Les comptes font apparaître 955,41 euros pour un Airbnb à Barcelone, 11 835,30 euros pour un logement à Londres… Pour un film totalement tourné en France, sauf un jour en Belgique
Sur les documents comptables figurent enfin plus de 2 700 euros de billets Eurostar, dont plus de la moitié concernent des trajets Paris-Londres au nom de Thierry Lounas ou de Claire Bonnefoy. Ce dernier point pose particulièrement question : dans le budget prévisionnel du film, rien ou presque n’était prévu hors de France. De fait, Vincent doit mourir a été tourné dans l’Hexagone et, pendant un jour seulement, en Belgique. Or de nombreuses dépenses ont pourtant été effectuées à l’étranger. Outre ces cohortes d’Eurostar, il y a cet Airbnb loué à Barcelone à l’occasion d’un week-end en février 2023, pour 955,41 euros plus 24 euros de taxe de séjour… Et puis, il y a surtout cet appartement à Londres, indiqué comme ayant été payé par Capricci, la boîte de production de Thierry Lounas, pour un montant de 11 835,30 euros. Par ailleurs, de nombreuses dépenses imputées aux deux producteurs dans le « grand livre analytique » semblent avoir été commises dans la capitale anglaise, où le couple paraît avoir quelques attaches. Comme ce 15 décembre 2022, un mois et demi après la fin du tournage, lorsque Thierry Lounas aurait dépensé 607,73 euros dans un restaurant londonien. Plusieurs Deliveroo ont par ailleurs été payés en livres sterling.
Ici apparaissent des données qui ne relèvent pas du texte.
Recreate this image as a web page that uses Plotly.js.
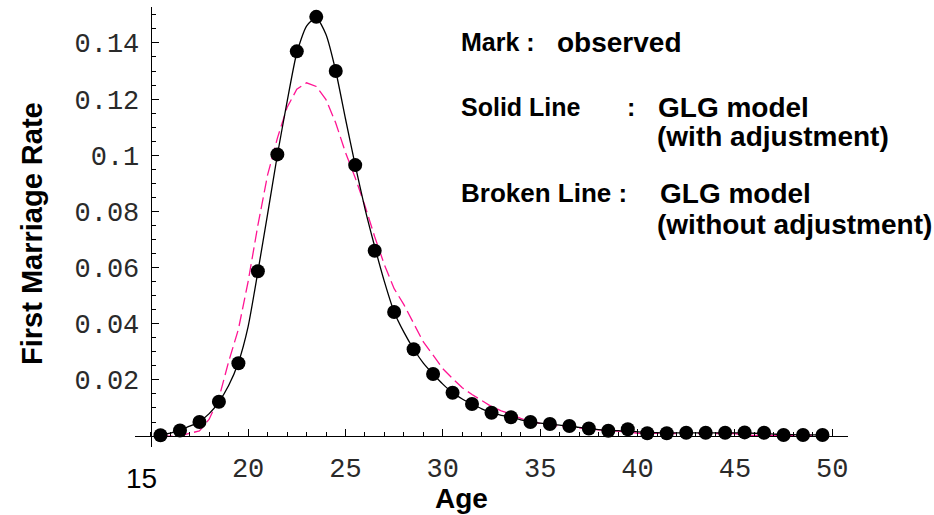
<!DOCTYPE html>
<html>
<head>
<meta charset="utf-8">
<script src="https://cdn.plot.ly/plotly-3.0.1.min.js"></script>
<style>html,body{margin:0;padding:0;background:#fff;}#chart{width:934px;height:515px;}</style>
</head>
<body>
<div id="chart"></div>
<script>
// Observed first marriage rates (marks)
var ageObs = [15.5,16.5,17.5,18.5,19.5,20.5,21.5,22.5,23.5,24.5,25.5,26.5,27.5,28.5,29.5,30.5,31.5,32.5,33.5,34.5,35.5,36.5,37.5,38.5,39.5,40.5,41.5,42.5,43.5,44.5,45.5,46.5,47.5,48.5,49.5];
var rateObs = [0.0003,0.0020,0.0050,0.0122,0.0259,0.0587,0.1003,0.1370,0.1493,0.1300,0.0965,0.0660,0.0442,0.0309,0.0221,0.0154,0.0114,0.0083,0.0067,0.0050,0.0043,0.0036,0.0027,0.0019,0.0024,0.0010,0.0010,0.0012,0.0012,0.0012,0.0013,0.0012,0.0004,0.0004,0.0004];

// Model curves
var ageFit = [15.5,16,16.5,17,17.5,18,18.5,19,19.5,20,20.5,21,21.5,22,22.5,23,23.5,24,24.5,25,25.5,26,26.5,27,27.5,28,28.5,29,29.5,30,30.5,31,31.5,32,32.5,33,33.5,34,34.5,35,35.5,36,36.5,37,37.5,38,38.5,39,39.5,40,40.5,41,41.5,42,42.5,43,43.5,44,44.5,45,45.5,46,46.5,47,47.5,48,48.5,49,49.5];
// GLG model with adjustment (solid)
var rateSolid = [0.0003,0.0010,0.0022,0.0035,0.0052,0.0080,0.0122,0.0180,0.0262,0.0390,0.0585,0.0790,0.1000,0.1190,0.1365,0.1460,0.1490,0.1430,0.1300,0.1130,0.0965,0.0810,0.0675,0.0550,0.0442,0.0370,0.0310,0.0260,0.0221,0.0185,0.0154,0.0132,0.0114,0.0097,0.0083,0.0074,0.0067,0.0058,0.0050,0.0046,0.0043,0.0039,0.0036,0.0031,0.0027,0.0023,0.0020,0.0019,0.0018,0.0015,0.0013,0.0012,0.0011,0.0011,0.0011,0.0011,0.0011,0.0011,0.0011,0.0011,0.0011,0.0010,0.0009,0.0007,0.0005,0.0005,0.0004,0.0004,0.0004];
// GLG model without adjustment (broken)
var rateBroken = [0.0000,0.0000,0.0000,0.0010,0.0018,0.0060,0.0135,0.0265,0.0380,0.0550,0.0750,0.0930,0.1060,0.1170,0.1235,0.1258,0.1245,0.1198,0.1115,0.1010,0.0920,0.0820,0.0710,0.0610,0.0525,0.0468,0.0400,0.0335,0.0288,0.0240,0.0205,0.0172,0.0148,0.0125,0.0105,0.0090,0.0078,0.0063,0.0051,0.0045,0.0040,0.0034,0.0030,0.0028,0.0027,0.0022,0.0020,0.0019,0.0015,0.0010,0.0009,0.0009,0.0009,0.0009,0.0009,0.0009,0.0009,0.0009,0.0009,0.0009,0.0002,0.0002,0.0002,0.0002,0.0002,0.0002,0.0002,0.0002,0.0002];

var xTickVals = [20,25,30,35,40,45,50];
var xTickText = ['20','25','30','35','40','45','50'];
var yTickVals = [0.02,0.04,0.06,0.08,0.10,0.12,0.14];
var yTickText = ['0.02','0.04','0.06','0.08','0.1','0.12','0.14'];

var traces = [
  {x: ageFit, y: rateBroken, mode: 'lines', line: {color: '#ff1493', width: 1.3, dash: '12px,5px'}, hoverinfo: 'skip'},
  {x: ageFit, y: rateSolid, mode: 'lines', line: {color: '#000', width: 1.3, shape: 'spline', smoothing: 0.6}, hoverinfo: 'skip'},
  {x: ageObs, y: rateObs, mode: 'markers', marker: {color: '#000', size: 14}, hoverinfo: 'skip'}
];

var L = 135, R = 848, T = 7, B = 447;
function px(x){ return (x - L) / (R - L); }
function py(y){ return (B - y) / (B - T); }

function lbl(text, x, y, size){
  return {text: '<b>' + text + '</b>', xref: 'paper', yref: 'paper', x: px(x), y: py(y), xanchor: 'left', yanchor: 'middle', showarrow: false,
          font: {family: 'Liberation Sans, Arial, sans-serif', size: size, color: '#000'}};
}

var tickFont = {family: 'Liberation Mono, monospace', size: 27, color: '#2a2a2a'};

var layout = {
  width: 934, height: 515,
  margin: {l: L, r: 934 - R, t: T, b: 515 - B, pad: 0},
  paper_bgcolor: '#fff', plot_bgcolor: '#fff',
  showlegend: false,
  xaxis: {
    range: [14.19, 50.81], anchor: 'free', position: py(436),
    showgrid: false, zeroline: false, showline: true, linecolor: '#000', linewidth: 1.3,
    tickmode: 'array', tickvals: xTickVals, ticktext: xTickText,
    ticks: 'inside', ticklen: 7, tickwidth: 1, tickcolor: '#000',
    minor: {tickmode: 'linear', tick0: 15, dtick: 1, ticks: 'inside', ticklen: 4, tickwidth: 1, tickcolor: '#000'},
    tickfont: tickFont,
    ticklabelstandoff: 7
  },
  yaxis: {
    range: [-0.0039, 0.1528], anchor: 'free', position: px(150.7),
    showgrid: false, zeroline: false, showline: true, linecolor: '#000', linewidth: 1.3,
    tickmode: 'array', tickvals: yTickVals, ticktext: yTickText,
    ticks: 'inside', ticklen: 7, tickwidth: 1, tickcolor: '#000',
    minor: {tickmode: 'linear', tick0: 0, dtick: 0.005, ticks: 'inside', ticklen: 4, tickwidth: 1, tickcolor: '#000'},
    tickfont: tickFont,
    ticklabelstandoff: 6
  },
  annotations: [
    {text: '<b>First Marriage Rate</b>', xref: 'paper', yref: 'paper', x: px(32), y: py(234), textangle: -90, showarrow: false, xanchor: 'center', yanchor: 'middle', font: {family: 'Liberation Sans, Arial, sans-serif', size: 29, color: '#000'}},
    {text: '<b>Age</b>', xref: 'paper', yref: 'paper', x: px(461), y: py(498), showarrow: false, xanchor: 'center', yanchor: 'middle', font: {family: 'Liberation Sans, Arial, sans-serif', size: 28, color: '#000'}},
    {text: '15', xref: 'paper', yref: 'paper', x: px(141), y: py(478), showarrow: false, xanchor: 'center', yanchor: 'middle', font: {family: 'Liberation Sans, Arial, sans-serif', size: 28, color: '#000'}},
    lbl('Mark :', 459, 42, 25),
    lbl('observed', 555, 42, 28),
    lbl('Solid Line', 459, 107, 25),
    lbl(':', 625, 107, 25),
    lbl('GLG model', 656, 107, 28),
    lbl('(with adjustment)', 655, 137, 28),
    lbl('Broken Line :', 459, 193, 26),
    lbl('GLG model', 658, 193, 28),
    lbl('(without adjustment)', 655, 224, 28)
  ]
};

Plotly.newPlot('chart', traces, layout, {displayModeBar: false, staticPlot: true});
</script>
</body>
</html>
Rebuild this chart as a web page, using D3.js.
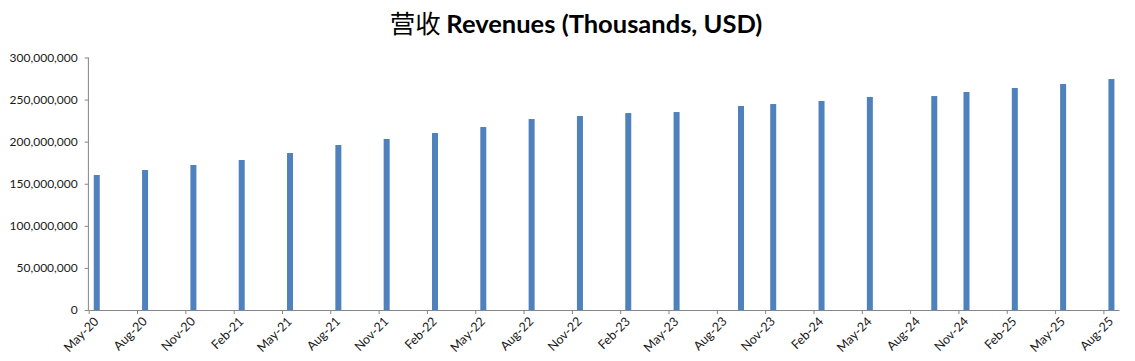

Questionnée sur ces notes de frais so British, Claire Bonnefoy parle de Vincent doit mourir comme d’un « projet international dans sa production comme sa distribution, y compris sa promotion à l’étranger ». Sans expliquer précisément la raison de telles dépenses outre-Manche. « Productrice de films d’auteur, principalement de courts métrages, est un travail précaire et difficile. Je me suis toujours battue pour que les films existent, nous affirme Claire Bonnefoy. Sans me rémunérer ou me payer mes frais généraux. » Au vu des comptes de Vincent doit mourir, il est permis d’en douter.